Many companies are reviewing their corporate structures to ensure that, regardless of the deal (or ‘no deal’ in the case the UK leaves the EU without agreeing on terms), they have the right operations in the right locations to keep “business as usual” while considering any issues that may arise. When companies review their corporate structure, one area often overlooked or considered late in the process, is planning their talent. How will your business continue to operate successfully in the UK and the EU post-Brexit, and where will you get your talent? Will it be local new hires, talent already in the workforce, or perhaps relocating your current mobile employees to a new location?
“But does it really matter to me, since Brexit is happening in the UK and my company is in the US?” Great question and a valid point. However, we urge US companies with mobile employees to consider a number of aspects that may impact their mobility programs in the UK and the EU. As we wait to hear the decision details, scheduled to be announced before October 31, here are a few points to consider so you can remain proactive with your mobile workforce in the UK and the remaining countries in the EU.
Now is a good time to review the status of all mobile employees into and out of the UK. One of the first tasks is to identify any employees in the UK who are working under a permit or visa, then, perform an assessment of what impact leaving the EU will have on their status. UK employees working in the EU also require a review of their immigration status. The likely changes to the rules may mean there is a new process for workers between the UK and the EU after Brexit. It will be important to consult with your immigration providers.
Additionally, does your company’s strategy change with respect to hiring and assigning employees into the UK and the EU and vice versa? Companies should review where they source their talent from and determine how to avoid immigration issues, such as moving workforce that would not create an immigration issue either in the UK or the EU and finding local talent. Companies moving operations from the UK into EU countries will require this strategic review of immigration practices.
Social security and retirement benefits
The EU has a network of agreements between member countries and from a practical perspective this means that obtaining a certificate of coverage (generally known as an A1) is relatively straightforward. However, if the UK leaves the EU, there is no provision, as of yet, to determine if this current process will continue, if current A1 certificates are valid beyond the Brexit date, or if requests for new certificates will be required.
A major purpose of a certificate of coverage is to outline what an individual is and isn’t insured for in the Host country—i.e., benefits the employee is entitled to. It is important to remember that it’s not just the operational process of applying for the certificate of coverage, but also the gap any new negotiations may leave in coverage of benefits. How will you, as a company, bridge this gap if it happens?
It is also worth considering whether current retirement benefit arrangements will be valid between the UK and the EU. How will a pension contribution or distribution be treated between the countries?
The good news is that the UK has an extensive tax treaty network that covers all of the EU countries. It is likely that these treaties will be largely unaffected when Brexit happens, but that does not mean they won’t be renegotiated in the future.
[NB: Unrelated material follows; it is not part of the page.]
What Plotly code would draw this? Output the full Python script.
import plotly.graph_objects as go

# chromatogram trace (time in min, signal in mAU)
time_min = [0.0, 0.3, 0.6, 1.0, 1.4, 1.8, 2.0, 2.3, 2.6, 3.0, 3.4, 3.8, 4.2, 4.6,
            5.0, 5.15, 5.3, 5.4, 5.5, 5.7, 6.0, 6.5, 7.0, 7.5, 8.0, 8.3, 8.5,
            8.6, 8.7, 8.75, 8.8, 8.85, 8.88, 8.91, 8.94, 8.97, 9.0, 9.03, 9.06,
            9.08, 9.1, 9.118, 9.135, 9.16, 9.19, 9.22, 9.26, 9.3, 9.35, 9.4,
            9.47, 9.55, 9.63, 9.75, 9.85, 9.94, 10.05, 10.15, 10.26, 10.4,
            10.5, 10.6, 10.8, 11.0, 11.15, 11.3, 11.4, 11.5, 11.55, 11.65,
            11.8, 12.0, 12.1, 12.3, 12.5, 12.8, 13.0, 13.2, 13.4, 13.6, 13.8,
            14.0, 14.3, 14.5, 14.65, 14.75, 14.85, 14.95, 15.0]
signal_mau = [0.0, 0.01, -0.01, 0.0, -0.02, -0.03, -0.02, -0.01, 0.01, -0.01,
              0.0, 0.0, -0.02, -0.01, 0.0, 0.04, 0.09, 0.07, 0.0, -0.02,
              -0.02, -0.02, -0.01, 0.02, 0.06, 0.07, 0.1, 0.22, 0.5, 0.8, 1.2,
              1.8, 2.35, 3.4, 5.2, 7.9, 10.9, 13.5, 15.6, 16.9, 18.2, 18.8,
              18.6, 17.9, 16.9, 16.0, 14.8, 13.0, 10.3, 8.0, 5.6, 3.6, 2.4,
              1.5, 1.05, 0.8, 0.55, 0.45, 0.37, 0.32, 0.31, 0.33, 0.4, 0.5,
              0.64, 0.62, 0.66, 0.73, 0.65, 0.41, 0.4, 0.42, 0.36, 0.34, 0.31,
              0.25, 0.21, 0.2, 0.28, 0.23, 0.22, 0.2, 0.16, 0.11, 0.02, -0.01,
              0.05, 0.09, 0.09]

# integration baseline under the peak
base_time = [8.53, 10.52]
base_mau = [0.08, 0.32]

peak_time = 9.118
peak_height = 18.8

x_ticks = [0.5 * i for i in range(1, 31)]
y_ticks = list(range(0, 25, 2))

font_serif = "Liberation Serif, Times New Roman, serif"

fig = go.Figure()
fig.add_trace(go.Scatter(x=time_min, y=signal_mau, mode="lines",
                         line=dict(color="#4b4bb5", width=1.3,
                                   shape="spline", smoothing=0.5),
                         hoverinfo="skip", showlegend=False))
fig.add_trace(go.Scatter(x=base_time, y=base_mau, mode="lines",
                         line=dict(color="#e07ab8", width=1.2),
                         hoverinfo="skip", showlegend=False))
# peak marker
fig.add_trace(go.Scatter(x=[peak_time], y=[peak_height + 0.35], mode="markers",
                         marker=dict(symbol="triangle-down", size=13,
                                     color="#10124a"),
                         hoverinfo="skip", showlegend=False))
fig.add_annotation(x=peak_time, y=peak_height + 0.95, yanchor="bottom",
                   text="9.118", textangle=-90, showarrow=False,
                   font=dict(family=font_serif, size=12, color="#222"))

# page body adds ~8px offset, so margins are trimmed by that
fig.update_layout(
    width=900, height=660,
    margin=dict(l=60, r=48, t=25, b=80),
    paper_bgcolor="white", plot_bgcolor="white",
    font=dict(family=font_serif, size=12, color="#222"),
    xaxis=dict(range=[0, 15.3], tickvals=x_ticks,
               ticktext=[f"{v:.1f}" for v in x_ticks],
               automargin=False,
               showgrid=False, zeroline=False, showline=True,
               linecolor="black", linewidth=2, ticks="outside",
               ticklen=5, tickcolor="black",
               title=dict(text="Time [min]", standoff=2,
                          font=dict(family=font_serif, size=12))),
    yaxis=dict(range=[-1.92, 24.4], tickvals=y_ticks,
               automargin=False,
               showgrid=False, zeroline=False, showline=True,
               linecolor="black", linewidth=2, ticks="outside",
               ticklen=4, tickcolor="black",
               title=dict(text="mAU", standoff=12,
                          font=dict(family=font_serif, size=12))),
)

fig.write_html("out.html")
With this in mind, the tax aspects such as payroll and individual tax return filing are likely to remain unchanged for the time being, regardless of what happens with Brexit.
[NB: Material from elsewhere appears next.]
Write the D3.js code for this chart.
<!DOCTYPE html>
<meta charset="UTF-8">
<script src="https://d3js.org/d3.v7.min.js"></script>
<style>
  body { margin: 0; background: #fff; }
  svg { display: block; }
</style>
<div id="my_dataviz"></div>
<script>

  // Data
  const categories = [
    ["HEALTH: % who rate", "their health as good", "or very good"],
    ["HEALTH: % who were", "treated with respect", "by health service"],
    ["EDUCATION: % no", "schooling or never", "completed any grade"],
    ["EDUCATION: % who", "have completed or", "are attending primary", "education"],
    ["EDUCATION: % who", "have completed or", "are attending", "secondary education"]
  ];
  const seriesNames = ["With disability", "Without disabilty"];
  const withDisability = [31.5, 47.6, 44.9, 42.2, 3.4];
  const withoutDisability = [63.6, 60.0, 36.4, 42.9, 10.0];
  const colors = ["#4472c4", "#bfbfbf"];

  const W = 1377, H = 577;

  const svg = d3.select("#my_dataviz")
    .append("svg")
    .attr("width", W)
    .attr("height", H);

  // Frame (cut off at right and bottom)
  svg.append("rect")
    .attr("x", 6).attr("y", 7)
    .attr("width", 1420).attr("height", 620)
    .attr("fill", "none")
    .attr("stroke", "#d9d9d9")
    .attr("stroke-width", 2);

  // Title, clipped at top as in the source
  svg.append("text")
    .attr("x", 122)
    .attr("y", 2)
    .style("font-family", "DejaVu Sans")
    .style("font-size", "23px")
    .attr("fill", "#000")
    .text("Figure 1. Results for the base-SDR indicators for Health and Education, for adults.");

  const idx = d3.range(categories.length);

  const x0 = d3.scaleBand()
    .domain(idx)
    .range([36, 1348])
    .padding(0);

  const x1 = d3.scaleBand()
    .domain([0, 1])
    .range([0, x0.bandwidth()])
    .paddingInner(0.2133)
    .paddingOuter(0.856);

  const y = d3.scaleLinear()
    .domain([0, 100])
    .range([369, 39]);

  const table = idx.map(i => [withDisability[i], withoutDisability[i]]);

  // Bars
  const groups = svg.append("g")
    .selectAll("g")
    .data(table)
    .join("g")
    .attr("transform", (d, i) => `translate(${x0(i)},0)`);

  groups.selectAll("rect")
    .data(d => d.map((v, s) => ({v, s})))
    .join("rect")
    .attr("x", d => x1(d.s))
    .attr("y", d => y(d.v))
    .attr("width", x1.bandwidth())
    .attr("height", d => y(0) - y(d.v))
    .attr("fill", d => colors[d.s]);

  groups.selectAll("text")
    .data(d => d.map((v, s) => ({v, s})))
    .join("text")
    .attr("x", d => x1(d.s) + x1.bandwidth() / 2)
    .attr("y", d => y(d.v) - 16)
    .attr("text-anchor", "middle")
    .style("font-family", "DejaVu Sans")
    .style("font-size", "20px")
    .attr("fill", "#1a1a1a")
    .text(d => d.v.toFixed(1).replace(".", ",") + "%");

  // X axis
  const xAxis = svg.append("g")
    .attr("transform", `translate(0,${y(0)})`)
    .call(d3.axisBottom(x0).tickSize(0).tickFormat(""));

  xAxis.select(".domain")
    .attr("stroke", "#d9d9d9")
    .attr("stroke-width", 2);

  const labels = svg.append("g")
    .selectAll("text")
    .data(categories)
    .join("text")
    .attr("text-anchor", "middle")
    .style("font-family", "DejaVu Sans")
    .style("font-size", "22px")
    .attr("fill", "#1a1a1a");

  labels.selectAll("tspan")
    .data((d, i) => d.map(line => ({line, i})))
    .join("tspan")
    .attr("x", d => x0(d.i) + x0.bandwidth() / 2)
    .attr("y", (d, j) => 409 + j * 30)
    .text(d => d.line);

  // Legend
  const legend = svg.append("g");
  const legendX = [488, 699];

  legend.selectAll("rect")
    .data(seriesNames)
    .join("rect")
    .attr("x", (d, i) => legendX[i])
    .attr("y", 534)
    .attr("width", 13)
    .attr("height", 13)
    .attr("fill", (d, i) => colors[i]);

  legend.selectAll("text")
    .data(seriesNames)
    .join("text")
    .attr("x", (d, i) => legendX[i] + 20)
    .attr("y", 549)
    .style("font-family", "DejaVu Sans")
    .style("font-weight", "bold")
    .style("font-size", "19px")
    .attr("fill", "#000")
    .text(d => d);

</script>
One group to carefully consider and review are frequent business travelers between the UK and EU. Their presence in either jurisdiction may create permanent establishment risks (much like it could do currently) as well as trigger payroll, income tax, and social security issues. Not to mention the immigration aspects. The UK / EU business traveler group could be most “at risk” and should be monitored closely.
Another potential area of concern is the award of various types of equity. If you need to move talent across borders and the employees have equity (of various types), this equity may not be as tax efficient in their new locations as it was in their Home location. Taxation in multiple jurisdictions may also mean additional compensation reporting and/or withholding for the company and additional tax filings and complexity for the employee.
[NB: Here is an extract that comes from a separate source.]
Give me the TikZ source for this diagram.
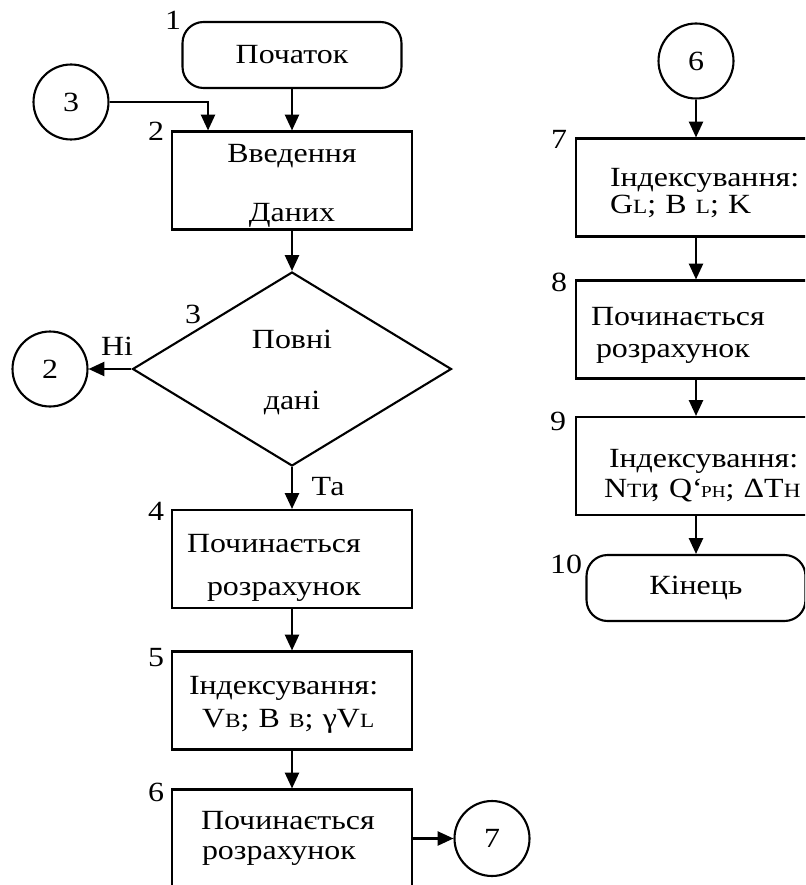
\documentclass[tikz,border=0pt]{standalone}
\usepackage{fontspec}
\setmainfont{Liberation Serif}[FakeStretch=1.15]
\usetikzlibrary{arrows.meta,positioning,shapes.geometric}

% small index letters, set on the base line
\newcommand{\lowidx}[1]{{\fontsize{11.5}{13}\selectfont #1}}
\newcommand{\tinyidx}[1]{{\fontsize{9.5}{11}\selectfont #1}}
% invisible rule that pushes the text of a block a little down
\newcommand{\sinkrule}[1]{\rule{0pt}{#1}}

\begin{document}
\begin{tikzpicture}[x=0.02cm, y=-0.02cm, >={Triangle[length=9pt,width=8pt]}, line width=1.2pt,
  every node/.style={font=\fontsize{15.8}{19}\selectfont},
  box/.style={draw, rectangle, text width=4.8cm, inner xsep=0pt, inner ysep=0pt, minimum height=1.96cm, align=left},
  term/.style={draw, rectangle, rounded corners=0.42cm, minimum width=4.38cm, minimum height=1.32cm},
  conn/.style={draw, circle, minimum size=1.5cm, inner sep=0pt},
  test/.style={draw, diamond, minimum width=6.38cm, minimum height=3.88cm, inner sep=0pt, align=center}]
  \useasboundingbox (0,0) rectangle (805,885);
  \clip (0,0) rectangle (805,885);

  % Left column
  \node[term] (start) at (292,55) {Початок};
  \node[box, align=center] (b2) at (292,180.5) {\sinkrule{16.4pt}Введення\\[14.4pt]Даних};
  \node[test] (dec) at (292,369) {\sinkrule{14.2pt}Повні\\[15.6pt]дані};
  \node[box] (b4) at (292,559) {\hspace*{0.3cm}\sinkrule{20.4pt}Починається\\[5.9pt]\hspace*{0.7cm}розрахунок};
  \node[box] (b5) at (292,700.5) {\hspace*{0.34cm}\sinkrule{15.3pt}Індексування:\\[0.3pt]\hspace*{0.6cm}V\lowidx{B}; B \lowidx{B}; γV\lowidx{L}};
  \node[box] (b6) at (292,838.5) {\hspace*{0.58cm}Починається\\[-2pt]\hspace*{0.6cm}розрахунок};
  \node[conn] (c3) at (71,102) {3};
  \node[conn] (c2) at (50,369) {2};
  \node[conn] (c7) at (492,838.5) {7};

  % Right column
  \node[conn] (c6) at (696,61) {6};
  \node[box] (b7) at (696,187.5) {\hspace*{0.68cm}\sinkrule{16.7pt}Індексування:\\[-4pt]\hspace*{0.68cm}G\lowidx{L}; B \lowidx{L}; K};
  \node[box] (b8) at (696,329.5) {\hspace*{0.3cm}\sinkrule{17pt}Починається\\[-0.3pt]\hspace*{0.4cm}розрахунок};
  \node[box] (b9) at (696,466) {\hspace*{0.66cm}\sinkrule{21.4pt}Індексування:\\[-1.5pt]\hspace*{0.56cm}N\lowidx{ТИ}\kern-4pt; Q‘\kern-1pt\tinyidx{РН}; ΔT\lowidx{Н}};
  \node[term] (end) at (696,588) {Кінець};

  % Block numbers
  \node (n1) at (173,20) {1};
  \node (n2) at (156,131) {2};
  \node (n3) at (193,314) {3};
  \node (n4) at (156,511) {4};
  \node (n5) at (156,658) {5};
  \node (n6) at (156,792) {6};
  \node (n7) at (559,139) {7};
  \node (n8) at (559,282) {8};
  \node (n9) at (558,421) {9};
  \node (n10) at (566,564) {10};
  \node (no) at (117,346) {Ні};
  \node (yes) at (328,487) {Та};

  % Connectors
  \coordinate (b2in) at ([xshift=-1.68cm]b2.north);
  \draw[->] (start) -- (b2);
  \draw[->] (c3) -| (b2in);
  \draw[->] (b2) -- (dec);
  \draw[->] (dec.west) -- (c2);
  \draw[->] (dec) -- (b4);
  \draw[->] (b4) -- (b5);
  \draw[->] (b5) -- (b6);
  \draw[->] (b6) -- (c7);
  \draw[->] (c6) -- (b7);
  \draw[->] (b7) -- (b8);
  \draw[->] (b8) -- (b9);
  \draw[->] (b9) -- (end);
\end{tikzpicture}
\end{document}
There may be a different performance position with respect to the award of equity between the countries and the “hurdles” may also be different. Some countries have stringent reporting requirements on senior employees with equity that may affect the employee in their new location. How will you manage these differences from both a company and employee perspective?
Policy & Planning
As can be seen from the above, the impact of Brexit may result in the need for a different level of support for mobile employees. For this reason, a review of existing company policies, related but not limited to business travel, expense management, and assignment policies (such as short-term assignments, tax equalization, etc.), should also form part of your overall review as a consequence of Brexit.
Tied to any policy changes will also be cost planning for the business. For example, it is likely that increased business travel between the UK and the EU will mean greater travel costs. Additionally, relocating staff from the UK to another EU location could mean there are different tax and social security costs to consider. You will need to determine if the cost impacts adversely affect the individual and his or her family, and how the business will absorb additional costs in the short term.
One of the cost assessment projects a number of companies have undertaken is a strategic review of the locations being chosen for corporate tax purposes and identifying the cost planning opportunities (tax and social security included) in moving talent versus hiring/identifying local talent.
Data sharing and protection
How will you remain compliant from a GDPR and data sharing perspective if/when the UK leaves the EU? Will your systems be compliant and will they be able to share data between themselves and other vendors to ensure your business remains unaffected?
One aspect often overlooked are the rights of the employee and the employer in different countries. Even though the individual’s underlying employment contract may still be with their Home location, their new Host location may afford them new and different rights. Think about how you will bridge any gaps or deal with any added protection for the employee from a legal perspective.
Lastly, in the maelstrom of Brexit, it may be easy to forget the experience of your employees. They could be feeling uncertain and uneasy thinking about some of the scenarios outlined above and may be concerned that they could have to return to their Home location or be posted elsewhere. Are there any “new” locations that would be attractive to your mobile employees? Keeping them confident and informed will be vital through this entire process.
As you can see, there are many aspects to consider for a US-based mobility team with respect to Brexit. To help prepare for the October 31 decision, we recommend you remain engaged with your UK teams, and make sure you have a seat at the Brexit table within your organization.
The information provided above is for general guidance only and should not be utilized in lieu of obtaining professional tax and/or legal advice.